Source material >>
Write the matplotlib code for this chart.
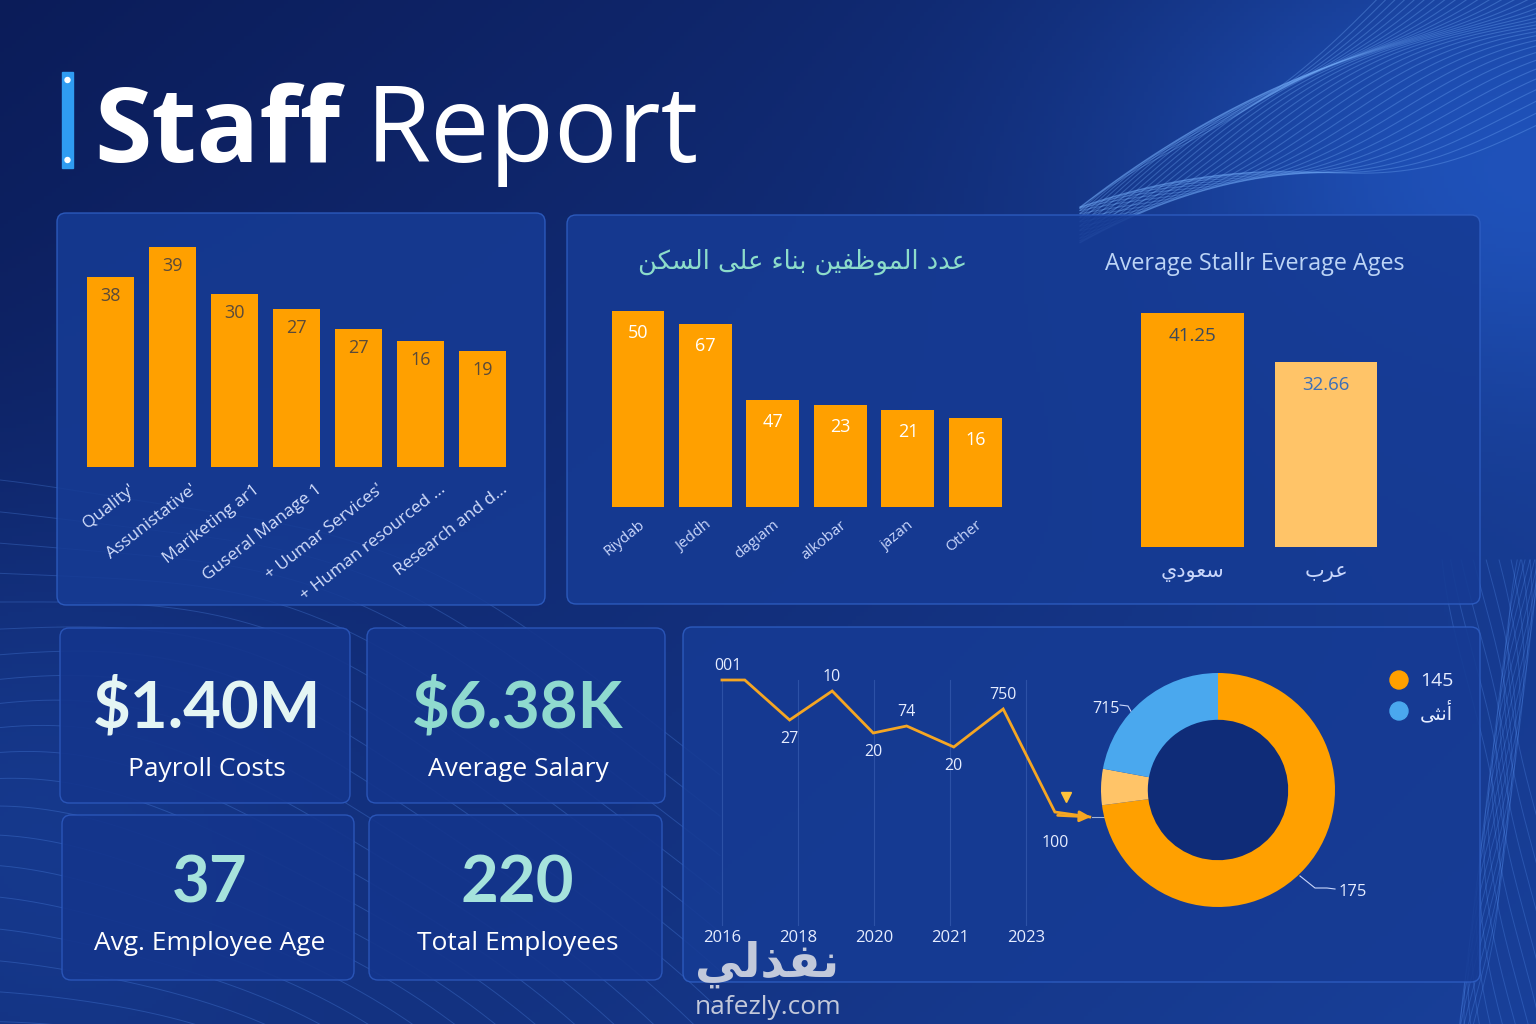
import numpy as np
import matplotlib.pyplot as plt
from matplotlib.patches import FancyBboxPatch, Rectangle, Circle

plt.rcParams['font.family'] = ['Open Sans', 'DejaVu Sans']

# ---- data ----
dept_labels = ["Quality'", "Assunistative'", "Mariketing ar1", "Guseral Manage 1",
               "+ Uumar Services'", "+ Human resourced ...", "Research and d..."]
dept_values = ["38", "39", "30", "27", "27", "16", "19"]
dept_heights = [33.7, 39, 30.7, 28.0, 24.5, 22.3, 20.6]

city_labels = ["Riydab", "Jeddh", "dagıam", "alkobar", "jazan", "Other"]
city_values = ["50", "67", "47", "23", "21", "16"]
city_heights = [49, 45.8, 26.8, 25.5, 24.2, 22.2]

age_groups = ["سعودي", "عرب"]
age_values = [41.25, 32.66]

years = ["2016", "2018", "2020", "2021", "2023"]
trend_x = [0, 0.3, 0.89, 1.45, 1.99, 2.43, 3.05, 3.7, 4.38, 4.84]
trend_y = [100, 100, 80, 94.5, 73.5, 77, 66.5, 85.5, 34, 31.5]
trend_labels = {0: ("001", 1), 2: ("27", -1), 3: ("10", 1), 4: ("20", -1),
                5: ("74", 1), 6: ("20", -1), 7: ("750", 1), 8: ("100", -1)}

donut_values = [175, 12, 53]
donut_labels = ["175", "", "715"]
legend_items = ["145", "أنثى"]

kpi_values = ["$1.40M", "$6.38K", "37", "220"]
kpi_names = ["Payroll Costs", "Average Salary", "Avg. Employee Age", "Total Employees"]

# ---- tiny arabic shaper (matplotlib has no text shaping) ----
DUAL = {'ب': 0xFE8F, 'ت': 0xFE95, 'ث': 0xFE99, 'ج': 0xFE9D, 'ح': 0xFEA1, 'خ': 0xFEA5,
        'س': 0xFEB1, 'ش': 0xFEB5, 'ص': 0xFEB9, 'ض': 0xFEBD, 'ط': 0xFEC1, 'ظ': 0xFEC5,
        'ع': 0xFEC9, 'غ': 0xFECD, 'ف': 0xFED1, 'ق': 0xFED5, 'ك': 0xFED9, 'ل': 0xFEDD,
        'م': 0xFEE1, 'ن': 0xFEE5, 'ه': 0xFEE9, 'ي': 0xFEF1}
RIGHT = {'أ': 0xFE83, 'ا': 0xFE8D, 'ة': 0xFE93, 'د': 0xFEA9, 'ذ': 0xFEAB, 'ر': 0xFEAD,
         'ز': 0xFEAF, 'و': 0xFEED, 'ى': 0xFEEF}


def ar(s):
    out = []
    for i, ch in enumerate(s):
        jp = i > 0 and s[i - 1] in DUAL
        nxt = s[i + 1] if i + 1 < len(s) else ''
        if ch in DUAL:
            jn = nxt in DUAL or nxt in RIGHT
            out.append(chr(DUAL[ch] + (3 if jp and jn else 1 if jp else 2 if jn else 0)))
        elif ch in RIGHT:
            out.append(chr(RIGHT[ch] + (1 if jp else 0)))
        elif ch == 'ء':
            out.append(chr(0xFE80))
        else:
            out.append(ch)
    return ''.join(reversed(out))


W, H = 1536, 1024
fig = plt.figure(figsize=(15.36, 10.24), dpi=100)
bg = fig.add_axes([0, 0, 1, 1])
bg.set_xlim(0, W)
bg.set_ylim(H, 0)
bg.axis('off')

# background gradient
yy, xx = np.mgrid[0:H:4, 0:W:4].astype(float)
dark = np.array([9, 22, 78]) / 255
bright = np.array([32, 84, 190]) / 255
f = 0.10 + 0.33 * (xx / W) + 0.25 * (yy / H) \
    + 0.5 * np.exp(-(((xx - 1500) / 380) ** 2 + ((yy - 150) / 260) ** 2)) \
    + 0.25 * np.exp(-(((xx - 0) / 300) ** 2 + ((yy - 800) / 300) ** 2))
f = np.clip(f, 0, 1)[..., None]
img = dark + (bright - dark) * f
bg.imshow(img, extent=(0, W, H, 0), zorder=0, aspect='auto')

# decorative wave lines
for k in range(34):
    x = np.linspace(1080, W, 200)
    y = 225 - (x - 1080) * (0.22 + 0.017 * k) + 18 * np.sin(x / 70 + k * 0.25)
    bg.plot(x, y, color='#7ab4ff', lw=0.8, alpha=0.3, zorder=1)
for k in range(22):
    x = np.linspace(0, 720, 200)
    y = 480 + 28 * k + 0.00055 * x ** 2 * (1 + 0.05 * k) + 10 * np.sin(x / 90 + k * 0.4)
    bg.plot(x, y, color='#5f9cff', lw=0.7, alpha=0.25, zorder=1)
for k in range(18):
    y = np.linspace(560, H, 200)
    x = 1470 + 4 * k + 30 * np.sin(y / 110 + k * 0.3)
    bg.plot(x, y, color='#5f9cff', lw=0.7, alpha=0.25, zorder=1)

# title
bg.add_patch(Rectangle((62, 72), 11, 96, color='#2f9cf2', zorder=3))
bg.add_patch(Circle((67.5, 80), 2.5, color='white', zorder=4))
bg.add_patch(Circle((67.5, 160), 2.5, color='white', zorder=4))
bg.text(94, 162, "Staff", fontsize=75, fontweight='bold', color='white', va='baseline', zorder=5)
bg.text(366, 162, "Report", fontsize=76, color='white', va='baseline', zorder=5)

# panels
for x0, y0, x1, y1 in [(57, 213, 545, 605), (567, 215, 1480, 604), (683, 627, 1480, 982)]:
    bg.add_patch(FancyBboxPatch((x0, y0), x1 - x0, y1 - y0, boxstyle="round,pad=0,rounding_size=9",
                                fc='#163b94', ec='#2f5fc4', lw=1, alpha=0.88, zorder=2))
cards = [(60, 628, 350, 803), (367, 628, 665, 803), (62, 815, 354, 980), (369, 815, 662, 980)]
for x0, y0, x1, y1 in cards:
    bg.add_patch(FancyBboxPatch((x0, y0), x1 - x0, y1 - y0, boxstyle="round,pad=0,rounding_size=9",
                                fc='#14358c', ec='#2c58bc', lw=1, alpha=0.92, zorder=2))

kpi_colors = ['#e4f5f4', '#8fdacf', '#a6e3dc', '#a6e3dc']
kpi_value_y = [708, 708, 884, 884]
kpi_name_y = [769, 769, 944, 944]
for (x0, y0, x1, y1), v, n, c, vy, ny in zip(cards, kpi_values, kpi_names, kpi_colors,
                                           kpi_value_y, kpi_name_y):
    cx = (x0 + x1) / 2
    bg.text(cx + 2, vy, v, fontsize=47, fontweight='bold', color=c, ha='center', va='center',
            family='Lato', zorder=5)
    bg.text(cx + 2, ny, n, fontsize=19, color='white', ha='center', va='center', zorder=5)


def px_axes(x0, y0, x1, y1):
    a = fig.add_axes([x0 / W, 1 - y1 / H, (x1 - x0) / W, (y1 - y0) / H])
    a.set_facecolor('none')
    for s in a.spines.values():
        s.set_visible(False)
    a.set_xticks([])
    a.set_yticks([])
    return a


# departments bar chart
ax1 = px_axes(70, 230, 522, 467)
ax1.bar(range(len(dept_heights)), dept_heights, width=0.76, color='#ffa000')
for i, (h, t) in enumerate(zip(dept_heights, dept_values)):
    ax1.text(i, h - 3.4, t, ha='center', va='center', fontsize=13, color='#5a4a3a')
    ax1.text(i + 0.3, -2.6, dept_labels[i], rotation=38, ha='right', va='top',
             rotation_mode='anchor', fontsize=12.5, color='#d3defc', clip_on=False)
ax1.set_xlim(-0.65, 6.64)
ax1.set_ylim(0, 42)

# cities bar chart
bg.text(803, 262, ar("عدد الموظفين بناء على السكن"), fontsize=18.5, color='#8cdcca',
        ha='center', va='center', family='DejaVu Sans', zorder=5)
ax2 = px_axes(595, 290, 1020, 507)
ax2.bar(range(len(city_heights)), city_heights, width=0.785, color='#ffa000')
for i, (h, t) in enumerate(zip(city_heights, city_values)):
    ax2.text(i, h - 5.5, t, ha='center', va='center', fontsize=13, color='white')
    ax2.text(i, -2.6, city_labels[i], rotation=39, ha='right', va='top',
             rotation_mode='anchor', fontsize=11, color='#c9d6fb', clip_on=False)
ax2.set_xlim(-0.637, 5.66)
ax2.set_ylim(0, 54.25)

# average ages
bg.text(1255, 264, "Average Stallr Everage Ages", fontsize=16.8, color='#bcd4f6',
        ha='center', va='center', zorder=5)
ax3 = px_axes(1100, 290, 1420, 547)
ax3.bar([0, 1], age_values, width=0.77, color=['#ffa000', '#ffc468'])
for i, (v, c) in enumerate(zip(age_values, ['#3c4a5c', '#3c70b8'])):
    ax3.text(i, v - 4.1, f"{v:.2f}", ha='center', va='center', fontsize=13.5, color=c)
    ax3.text(i, -4.4, ar(age_groups[i]), ha='center', va='center', fontsize=15,
             color='#c9d6fb', family='DejaVu Sans', clip_on=False)
ax3.set_xlim(-0.693, 1.704)
ax3.set_ylim(0, 45.3)

# trend line
ax4 = px_axes(700, 655, 1120, 926)
for gx in range(len(years)):
    ax4.plot([gx, gx], [100, -22.5], color='#4a6fc0', lw=0.8, alpha=0.45)
ax4.plot(trend_x, trend_y, color='#f5a623', lw=2, solid_joinstyle='miter')
ax4.annotate('', xy=(trend_x[-1] + 0.05, trend_y[-1]), xytext=(trend_x[-2], trend_y[-2] - 1.6),
             arrowprops=dict(arrowstyle='-|>', color='#f5a623', lw=2, mutation_scale=16))
for i, (t, side) in trend_labels.items():
    off = 10 if side > 0 else -14
    if i == 8:
        off = -22
    ax4.annotate(t, (trend_x[i], trend_y[i]), xytext=(4 if i == 0 else 0, off),
                 textcoords='offset points', ha='center', va='center', fontsize=11.5, color='#e6edff')
ax4.set_xticks(range(len(years)))
ax4.set_xticklabels(years, fontsize=12, color='#e6edff')
ax4.tick_params(axis='x', length=0, pad=3)
ax4.set_xlim(-0.289, 5.237)
ax4.set_ylim(-23, 112.5)
bg.plot([1092, 1106], [817, 817], color='#9fb3d8', lw=0.8, zorder=5)
bg.plot([1066], [797], marker='v', ms=7, color='#ffc23a', zorder=5)

# donut
ax5 = fig.add_axes([1101 / W, 1 - 907 / H, 234 / W, 234 / H])
ax5.pie(donut_values, colors=['#ffa000', '#ffc468', '#4aa8ee'], startangle=90, counterclock=False,
        wedgeprops=dict(width=0.4, edgecolor='none'))
ax5.add_patch(Circle((0, 0), 0.6, color='#0f2c78', zorder=0))
ax5.set_xlim(-1, 1)
ax5.set_ylim(-1, 1)
bg.text(1106, 709, donut_labels[2], fontsize=11.5, color='#e6edff', ha='center', va='center', zorder=5)
bg.plot([1120, 1128, 1133], [705, 706, 715], color='#c9d6fb', lw=0.8, zorder=5)
bg.text(1353, 892, donut_labels[0], fontsize=12, color='#e6edff', ha='center', va='center', zorder=5)
bg.plot([1300, 1315, 1327, 1335], [876, 888, 888, 889], color='#c9d6fb', lw=0.8, zorder=5)

for k, (t, c) in enumerate(zip(legend_items, ['#ffa000', '#4aa8ee'])):
    bg.add_patch(Circle((1399, 680 + 31 * k), 9, color=c, zorder=5))
    bg.text(1420, 681 + 31 * k, ar(t) if k else t, fontsize=14, color='#e6edff', va='center',
            family=['Open Sans', 'DejaVu Sans'], zorder=5)

# watermark
bg.text(767, 964, ar("نفذلي"), fontsize=34, fontweight='bold', color='#d2d6e2', alpha=0.92,
        ha='center', va='center', family='DejaVu Sans', zorder=6)
bg.text(768, 1008, "nafezly.com", fontsize=19, color='#d2d6e2', alpha=0.92,
        ha='center', va='center', zorder=6)

fig.savefig('out.png', dpi=100)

Aim of the exercise >> Emit the lines of the material exactly, from its first line to the line containing "dept_heights = [33.7, 39, 30.7, 28.0, 24.5, 22.3, 20.6]", inclusive; leave every picture out.

The answer >>
Write the matplotlib code for this chart.
import numpy as np
import matplotlib.pyplot as plt
from matplotlib.patches import FancyBboxPatch, Rectangle, Circle

plt.rcParams['font.family'] = ['Open Sans', 'DejaVu Sans']

# ---- data ----
dept_labels = ["Quality'", "Assunistative'", "Mariketing ar1", "Guseral Manage 1",
               "+ Uumar Services'", "+ Human resourced ...", "Research and d..."]
dept_values = ["38", "39", "30", "27", "27", "16", "19"]
dept_heights = [33.7, 39, 30.7, 28.0, 24.5, 22.3, 20.6]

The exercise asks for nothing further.